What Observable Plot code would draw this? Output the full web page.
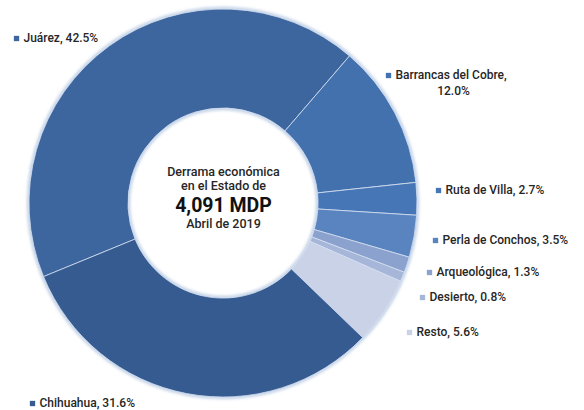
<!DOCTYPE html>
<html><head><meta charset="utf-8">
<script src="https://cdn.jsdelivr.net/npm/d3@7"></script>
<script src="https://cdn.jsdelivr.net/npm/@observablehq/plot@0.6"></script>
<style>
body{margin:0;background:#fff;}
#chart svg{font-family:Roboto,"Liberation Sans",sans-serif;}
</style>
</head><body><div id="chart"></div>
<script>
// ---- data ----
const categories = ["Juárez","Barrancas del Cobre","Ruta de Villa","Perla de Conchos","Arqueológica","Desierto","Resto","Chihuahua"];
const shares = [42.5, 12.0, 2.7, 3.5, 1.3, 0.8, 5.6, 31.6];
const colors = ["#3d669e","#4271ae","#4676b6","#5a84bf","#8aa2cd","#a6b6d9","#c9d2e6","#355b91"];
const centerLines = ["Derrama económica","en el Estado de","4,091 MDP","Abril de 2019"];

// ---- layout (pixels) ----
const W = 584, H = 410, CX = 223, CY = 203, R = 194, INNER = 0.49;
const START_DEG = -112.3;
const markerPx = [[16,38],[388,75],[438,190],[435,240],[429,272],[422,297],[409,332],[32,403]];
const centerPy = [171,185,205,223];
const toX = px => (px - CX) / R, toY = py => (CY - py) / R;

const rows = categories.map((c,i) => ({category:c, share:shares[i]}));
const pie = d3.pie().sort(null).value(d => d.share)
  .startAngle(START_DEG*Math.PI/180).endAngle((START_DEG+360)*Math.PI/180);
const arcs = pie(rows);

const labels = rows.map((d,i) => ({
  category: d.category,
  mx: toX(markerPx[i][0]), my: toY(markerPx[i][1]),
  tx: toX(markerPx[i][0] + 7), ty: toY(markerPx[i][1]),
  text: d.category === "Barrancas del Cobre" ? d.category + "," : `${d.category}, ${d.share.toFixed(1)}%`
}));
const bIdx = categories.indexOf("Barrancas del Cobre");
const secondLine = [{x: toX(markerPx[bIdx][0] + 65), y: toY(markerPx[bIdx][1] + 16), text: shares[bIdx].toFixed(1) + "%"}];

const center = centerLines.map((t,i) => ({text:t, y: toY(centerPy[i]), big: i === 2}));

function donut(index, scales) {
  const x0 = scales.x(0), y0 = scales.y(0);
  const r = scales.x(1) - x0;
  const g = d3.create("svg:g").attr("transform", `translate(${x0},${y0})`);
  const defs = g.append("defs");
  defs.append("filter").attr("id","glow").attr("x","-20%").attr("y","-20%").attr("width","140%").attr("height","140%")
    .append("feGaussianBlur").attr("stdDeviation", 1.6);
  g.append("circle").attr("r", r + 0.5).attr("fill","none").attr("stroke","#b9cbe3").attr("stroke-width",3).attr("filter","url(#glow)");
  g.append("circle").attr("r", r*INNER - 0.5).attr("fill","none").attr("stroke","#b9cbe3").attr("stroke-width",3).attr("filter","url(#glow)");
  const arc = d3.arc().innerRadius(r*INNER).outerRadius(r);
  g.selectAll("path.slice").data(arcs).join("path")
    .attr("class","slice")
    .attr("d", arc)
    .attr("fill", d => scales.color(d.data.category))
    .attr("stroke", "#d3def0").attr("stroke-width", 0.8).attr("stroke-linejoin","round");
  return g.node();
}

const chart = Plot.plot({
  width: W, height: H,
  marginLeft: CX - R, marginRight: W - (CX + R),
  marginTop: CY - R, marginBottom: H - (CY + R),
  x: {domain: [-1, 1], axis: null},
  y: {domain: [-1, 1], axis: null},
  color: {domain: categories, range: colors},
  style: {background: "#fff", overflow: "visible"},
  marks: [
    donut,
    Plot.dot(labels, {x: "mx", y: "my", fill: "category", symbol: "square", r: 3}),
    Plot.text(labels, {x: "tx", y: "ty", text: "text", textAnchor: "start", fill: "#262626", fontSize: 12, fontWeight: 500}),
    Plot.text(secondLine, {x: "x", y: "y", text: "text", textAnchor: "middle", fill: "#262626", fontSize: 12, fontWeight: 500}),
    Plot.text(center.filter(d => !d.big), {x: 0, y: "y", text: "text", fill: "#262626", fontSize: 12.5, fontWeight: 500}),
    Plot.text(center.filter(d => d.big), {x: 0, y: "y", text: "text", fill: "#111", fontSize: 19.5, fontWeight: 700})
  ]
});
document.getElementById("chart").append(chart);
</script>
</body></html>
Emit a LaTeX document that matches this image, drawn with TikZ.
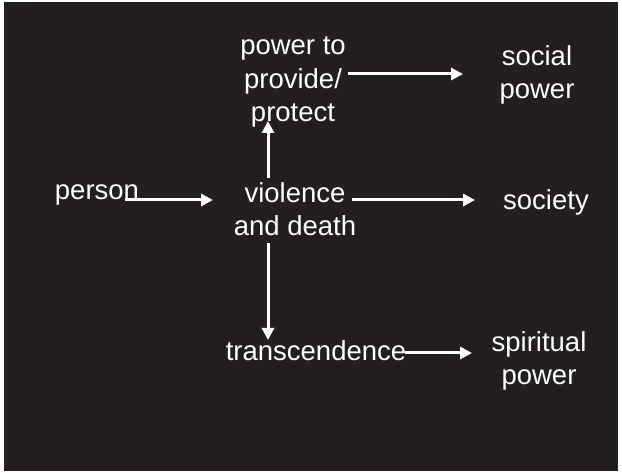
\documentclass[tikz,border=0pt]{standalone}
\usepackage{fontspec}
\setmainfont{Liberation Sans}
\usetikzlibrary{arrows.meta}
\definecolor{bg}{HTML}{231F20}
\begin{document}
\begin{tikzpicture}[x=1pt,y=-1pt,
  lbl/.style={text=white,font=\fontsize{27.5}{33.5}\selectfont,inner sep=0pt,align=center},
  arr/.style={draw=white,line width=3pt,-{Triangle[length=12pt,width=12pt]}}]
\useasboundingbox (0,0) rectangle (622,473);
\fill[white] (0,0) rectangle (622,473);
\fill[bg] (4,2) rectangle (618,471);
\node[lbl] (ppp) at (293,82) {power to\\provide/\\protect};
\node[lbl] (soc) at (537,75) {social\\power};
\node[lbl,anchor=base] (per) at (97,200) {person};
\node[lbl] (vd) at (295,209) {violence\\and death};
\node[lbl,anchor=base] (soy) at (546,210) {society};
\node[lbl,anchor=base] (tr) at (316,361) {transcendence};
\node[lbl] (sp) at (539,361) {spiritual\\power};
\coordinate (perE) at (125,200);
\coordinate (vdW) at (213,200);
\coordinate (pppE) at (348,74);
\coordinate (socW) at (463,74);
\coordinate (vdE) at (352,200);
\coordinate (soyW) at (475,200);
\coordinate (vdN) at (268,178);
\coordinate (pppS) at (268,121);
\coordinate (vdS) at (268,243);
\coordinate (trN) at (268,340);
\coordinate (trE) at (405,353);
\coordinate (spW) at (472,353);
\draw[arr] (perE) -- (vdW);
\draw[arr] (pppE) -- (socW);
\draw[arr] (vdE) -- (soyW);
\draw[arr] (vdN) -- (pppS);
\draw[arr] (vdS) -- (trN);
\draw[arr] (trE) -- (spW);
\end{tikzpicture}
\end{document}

◆ Description of the task
Quote the material exactly. Pictures stay out.

◆ Solved exercise
What Observable Plot code would draw this? Output the full web page.
<!DOCTYPE html>
<html><head><meta charset="utf-8">
<script src="https://cdn.jsdelivr.net/npm/d3@7"></script>
<script src="https://cdn.jsdelivr.net/npm/@observablehq/plot@0.6"></script>
<style>
body{margin:0;background:#fff;}
#chart svg{font-family:Roboto,"Liberation Sans",sans-serif;}
</style>
</head><body><div id="chart"></div>
<script>
// ---- data ----
const categories = ["Juárez","Barrancas del Cobre","Ruta de Villa","Perla de Conchos","Arqueológica","Desierto","Resto","Chihuahua"];
const shares = [42.5, 12.0, 2.7, 3.5, 1.3, 0.8, 5.6, 31.6];
const colors = ["#3d669e","#4271ae","#4676b6","#5a84bf","#8aa2cd","#a6b6d9","#c9d2e6","#355b91"];
const centerLines = ["Derrama económica","en el Estado de","4,091 MDP","Abril de 2019"];

// ---- layout (pixels) ----
const W = 584, H = 410, CX = 223, CY = 203, R = 194, INNER = 0.49;
const START_DEG = -112.3;
const markerPx = [[16,38],[388,75],[438,190],[435,240],[429,272],[422,297],[409,332],[32,403]];
const centerPy = [171,185,205,223];
const toX = px => (px - CX) / R, toY = py => (CY - py) / R;

const rows = categories.map((c,i) => ({category:c, share:shares[i]}));
const pie = d3.pie().sort(null).value(d => d.share)
  .startAngle(START_DEG*Math.PI/180).endAngle((START_DEG+360)*Math.PI/180);
const arcs = pie(rows);

const labels = rows.map((d,i) => ({
  category: d.category,
  mx: toX(markerPx[i][0]), my: toY(markerPx[i][1]),
  tx: toX(markerPx[i][0] + 7), ty: toY(markerPx[i][1]),
  text: d.category === "Barrancas del Cobre" ? d.category + "," : `${d.category}, ${d.share.toFixed(1)}%`
}));
const bIdx = categories.indexOf("Barrancas del Cobre");
const secondLine = [{x: toX(markerPx[bIdx][0] + 65), y: toY(markerPx[bIdx][1] + 16), text: shares[bIdx].toFixed(1) + "%"}];

const center = centerLines.map((t,i) => ({text:t, y: toY(centerPy[i]), big: i === 2}));

function donut(index, scales) {
  const x0 = scales.x(0), y0 = scales.y(0);
  const r = scales.x(1) - x0;
  const g = d3.create("svg:g").attr("transform", `translate(${x0},${y0})`);
  const defs = g.append("defs");
  defs.append("filter").attr("id","glow").attr("x","-20%").attr("y","-20%").attr("width","140%").attr("height","140%")
    .append("feGaussianBlur").attr("stdDeviation", 1.6);
  g.append("circle").attr("r", r + 0.5).attr("fill","none").attr("stroke","#b9cbe3").attr("stroke-width",3).attr("filter","url(#glow)");
  g.append("circle").attr("r", r*INNER - 0.5).attr("fill","none").attr("stroke","#b9cbe3").attr("stroke-width",3).attr("filter","url(#glow)");
  const arc = d3.arc().innerRadius(r*INNER).outerRadius(r);
  g.selectAll("path.slice").data(arcs).join("path")
    .attr("class","slice")
    .attr("d", arc)
    .attr("fill", d => scales.color(d.data.category))
    .attr("stroke", "#d3def0").attr("stroke-width", 0.8).attr("stroke-linejoin","round");
  return g.node();
}

const chart = Plot.plot({
  width: W, height: H,
  marginLeft: CX - R, marginRight: W - (CX + R),
  marginTop: CY - R, marginBottom: H - (CY + R),
  x: {domain: [-1, 1], axis: null},
  y: {domain: [-1, 1], axis: null},
  color: {domain: categories, range: colors},
  style: {background: "#fff", overflow: "visible"},
  marks: [
    donut,
    Plot.dot(labels, {x: "mx", y: "my", fill: "category", symbol: "square", r: 3}),
    Plot.text(labels, {x: "tx", y: "ty", text: "text", textAnchor: "start", fill: "#262626", fontSize: 12, fontWeight: 500}),
    Plot.text(secondLine, {x: "x", y: "y", text: "text", textAnchor: "middle", fill: "#262626", fontSize: 12, fontWeight: 500}),
    Plot.text(center.filter(d => !d.big), {x: 0, y: "y", text: "text", fill: "#262626", fontSize: 12.5, fontWeight: 500}),
    Plot.text(center.filter(d => d.big), {x: 0, y: "y", text: "text", fill: "#111", fontSize: 19.5, fontWeight: 700})
  ]
});
document.getElementById("chart").append(chart);
</script>
</body></html>
Emit a LaTeX document that matches this image, drawn with TikZ.
\documentclass[tikz,border=0pt]{standalone}
\usepackage{fontspec}
\setmainfont{Liberation Sans}
\usetikzlibrary{arrows.meta}
\definecolor{bg}{HTML}{231F20}
\begin{document}
\begin{tikzpicture}[x=1pt,y=-1pt,
  lbl/.style={text=white,font=\fontsize{27.5}{33.5}\selectfont,inner sep=0pt,align=center},
  arr/.style={draw=white,line width=3pt,-{Triangle[length=12pt,width=12pt]}}]
\useasboundingbox (0,0) rectangle (622,473);
\fill[white] (0,0) rectangle (622,473);
\fill[bg] (4,2) rectangle (618,471);
\node[lbl] (ppp) at (293,82) {power to\\provide/\\protect};
\node[lbl] (soc) at (537,75) {social\\power};
\node[lbl,anchor=base] (per) at (97,200) {person};
\node[lbl] (vd) at (295,209) {violence\\and death};
\node[lbl,anchor=base] (soy) at (546,210) {society};
\node[lbl,anchor=base] (tr) at (316,361) {transcendence};
\node[lbl] (sp) at (539,361) {spiritual\\power};
\coordinate (perE) at (125,200);
\coordinate (vdW) at (213,200);
\coordinate (pppE) at (348,74);
\coordinate (socW) at (463,74);
\coordinate (vdE) at (352,200);
\coordinate (soyW) at (475,200);
\coordinate (vdN) at (268,178);
\coordinate (pppS) at (268,121);
\coordinate (vdS) at (268,243);
\coordinate (trN) at (268,340);
\coordinate (trE) at (405,353);
\coordinate (spW) at (472,353);
\draw[arr] (perE) -- (vdW);
\draw[arr] (pppE) -- (socW);
\draw[arr] (vdE) -- (soyW);
\draw[arr] (vdN) -- (pppS);
\draw[arr] (vdS) -- (trN);
\draw[arr] (trE) -- (spW);
\end{tikzpicture}
\end{document}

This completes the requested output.